Я вижу перед собой грубо размалеванное панно: на красном фоне, имитирующем красное дерево, большие черные пятна, вызывающие ассоциации с органическими формами (грозный глаз, длинный нос, большая голова птицы с густой черной шевелюрой и т. д.).
Перед панно черный и лоснящийся мужчина делает некие жесты — медлительные, комичные и, по моим воспоминаниям более поздней эпохи, весело-непристойные. Этот странный человек носит усы моего отца (BP 3)[236].
Грозный глаз, длинный нос, большая голова птицы, непристойные жесты, странный отец — смысл этой цепочки означающих очевиден: первая встреча с живописью описывается в терминах первосцены. Почти пародируя механизм последействия, это маскирующее воспоминание наслаивает друг на друга три момента: (1) «ночь моего зачатия» (BP 4) — фантазию о первосцене, которая является ретроспективным первоистоком этого видения; (2) описанную встречу с отцом-живописцем (в латентный период), которая одновременно напоминает о первосцене, наполняя ее сексуальным значением, и вытесняет ее как таковую; (3) акт воспоминания («в возрасте пубертата» [BP 4]), в котором первые две сцены рекодируются как инициация художника. Тем не менее этот артистический исток или идентичность отбраковываются: отец изображается одновременно нелепым и деспотичным (Эрнст-старший был художником-любителем академического толка). Однако он отвергается лишь в этом качестве; как показывает параноидальная поглощенность Эрнста, его отношение к отцовской фигуре амбивалентно.
Эта первосцена, хоть и придуманная, остается травматичной для Эрнста, недаром он перерабатывает ее множество раз, стремясь овладеть ее зарядом, изменить ее аффективное воздействие, трансформировать ее значение[237]. В «Истории естественной истории» она сопровождается ссылкой на Леонардо, художника, о котором говорится, что он тоже перерабатывал свою травматическую фантазию. В частности Эрнст ссылается на слова Леонардо о том, что даже пятно на стене способно вдохновить художника на создание образа (пример, любимый сюрреалистами). Отвергнутой им идее патерналистского художественного истока Эрнст предпочитает эту идею самосозидательного истока:
Десятого августа 1925 года невыносимое визуальное наваждение заставило меня открыть техническое средство, которое привело к ясному пониманию этого урока Леонардо. Начиная с детских воспоминаний (приведенных выше), в которых панно под красное дерево, расположенное напротив моей кровати, играло роль оптического провокатора видения полусна, я был одержим навязчивой грезой, являвшей моему взволнованному взгляду образ половиц с рельефом прожилок, углубленным в результате бессчетных чисток. И я решил исследовать символизм этого наваждения (BP 7).

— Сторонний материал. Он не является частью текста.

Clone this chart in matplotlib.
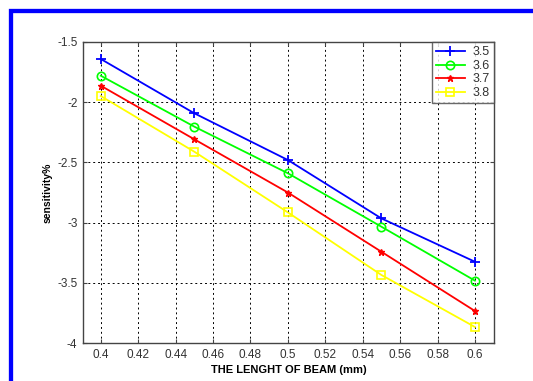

Эти исследования принимают форму первых фроттажей, или натираний (составивших опубликованное в 1926 году портфолио «Естественная история»), по поводу которых Эрнст пишет: «Я был поражен внезапным обострением своих визионерских способностей и галлюцинаторной чередой противоречивых образов, наслаивающихся один поверх другого с настойчивостью и быстротой любовных воспоминаний» (BP 7). Здесь, опять же, визионерский опыт вытекает из вуайеристского; снова идентичность художника определяется в категориях первосцены (галлюцинаторной, противоречивой, любовной). Однако на сей раз первосцена переписывается как эстетическое открытие, которое искупает первоначальное событие, даже будучи в нем укоренено: в его скопофилическом взгляде, в его аутоэротическом натирании[238]. Согласно Фрейду, означающее «натирание» в этой первосцене относится не к родителям, а к ребенку, чья фантазия «прикрывает», или «маскирует», его аутоэротическую активность, фактически «облагораживает» ее. Техника фроттажа воспроизводит этот гипотетический момент: это художественный исток, в котором фантазия, сексуальность и репрезентация связаны воедино, одновременно замаскированные и облагороженные.